[BEGIN]

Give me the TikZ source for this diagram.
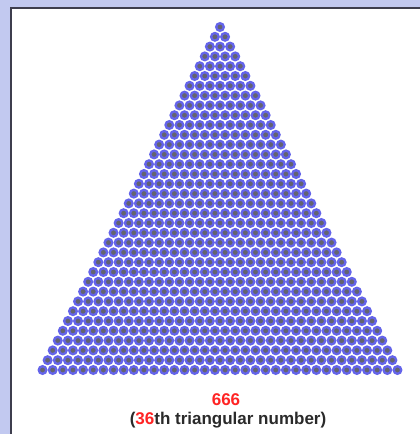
\documentclass[tikz,border=0pt]{standalone}
\usepackage{fontspec}
\setmainfont{Liberation Sans}
\definecolor{bglav}{HTML}{C2C9F0}
\definecolor{edge}{HTML}{3E3E4E}
\definecolor{dotgray}{HTML}{64646F}
\definecolor{dotblue}{HTML}{6464EA}
\definecolor{numred}{HTML}{FF2424}
\definecolor{txt}{HTML}{2A2A2A}
\tikzset{
  dot/.style={circle,fill=dotgray,draw=dotblue,line width=2.3pt,minimum size=7.6pt,inner sep=0pt},
  lbl/.style={font=\fontsize{17}{20}\selectfont\bfseries,inner sep=0pt,anchor=base}
}
\begin{document}
\begin{tikzpicture}[x=1pt,y=-1pt]
\useasboundingbox (0,0) rectangle (420,434);
\fill[bglav] (0,0) rectangle (420,434);
\fill[white] (10,7) rectangle (420,434);
\draw[edge,line width=1.8pt] (10.6,434) -- (10.6,7.6) -- (420,7.6);
\foreach \i in {0,...,35}{
  \foreach \j in {0,...,\i}{
    \node[dot] (c-\i-\j) at ({220+(\j-\i/2)*10.14},{27+\i*9.8}) {};
  }
}
\node[lbl,text=numred] (num) at (226,405) {666};
\node[lbl,text=txt] (cap) at (228,424) {(\textcolor{numred}{36}th triangular number)};
\end{tikzpicture}
\end{document}
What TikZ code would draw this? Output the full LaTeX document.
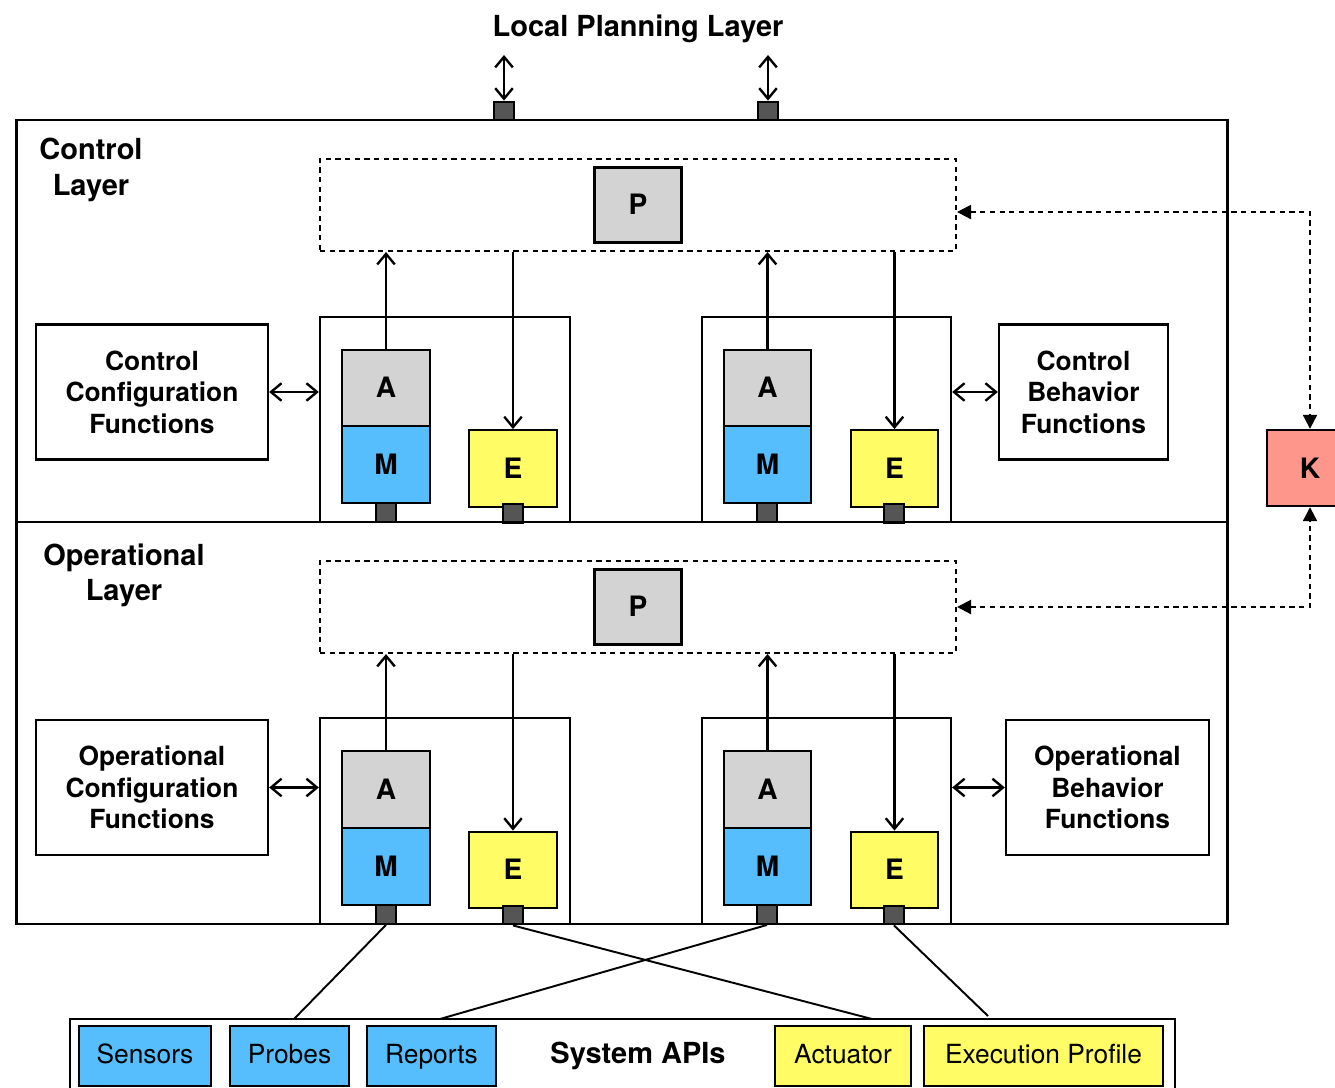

[END]

*Short exercise*: Except for the pictures, reproduce every line exactly.

*Written solution*:
Give me the TikZ source for this diagram.
\documentclass[tikz,border=0pt]{standalone}
\usepackage{fontspec}
\setmainfont{Liberation Sans}
\definecolor{bglav}{HTML}{C2C9F0}
\definecolor{edge}{HTML}{3E3E4E}
\definecolor{dotgray}{HTML}{64646F}
\definecolor{dotblue}{HTML}{6464EA}
\definecolor{numred}{HTML}{FF2424}
\definecolor{txt}{HTML}{2A2A2A}
\tikzset{
  dot/.style={circle,fill=dotgray,draw=dotblue,line width=2.3pt,minimum size=7.6pt,inner sep=0pt},
  lbl/.style={font=\fontsize{17}{20}\selectfont\bfseries,inner sep=0pt,anchor=base}
}
\begin{document}
\begin{tikzpicture}[x=1pt,y=-1pt]
\useasboundingbox (0,0) rectangle (420,434);
\fill[bglav] (0,0) rectangle (420,434);
\fill[white] (10,7) rectangle (420,434);
\draw[edge,line width=1.8pt] (10.6,434) -- (10.6,7.6) -- (420,7.6);
\foreach \i in {0,...,35}{
  \foreach \j in {0,...,\i}{
    \node[dot] (c-\i-\j) at ({220+(\j-\i/2)*10.14},{27+\i*9.8}) {};
  }
}
\node[lbl,text=numred] (num) at (226,405) {666};
\node[lbl,text=txt] (cap) at (228,424) {(\textcolor{numred}{36}th triangular number)};
\end{tikzpicture}
\end{document}
What TikZ code would draw this? Output the full LaTeX document.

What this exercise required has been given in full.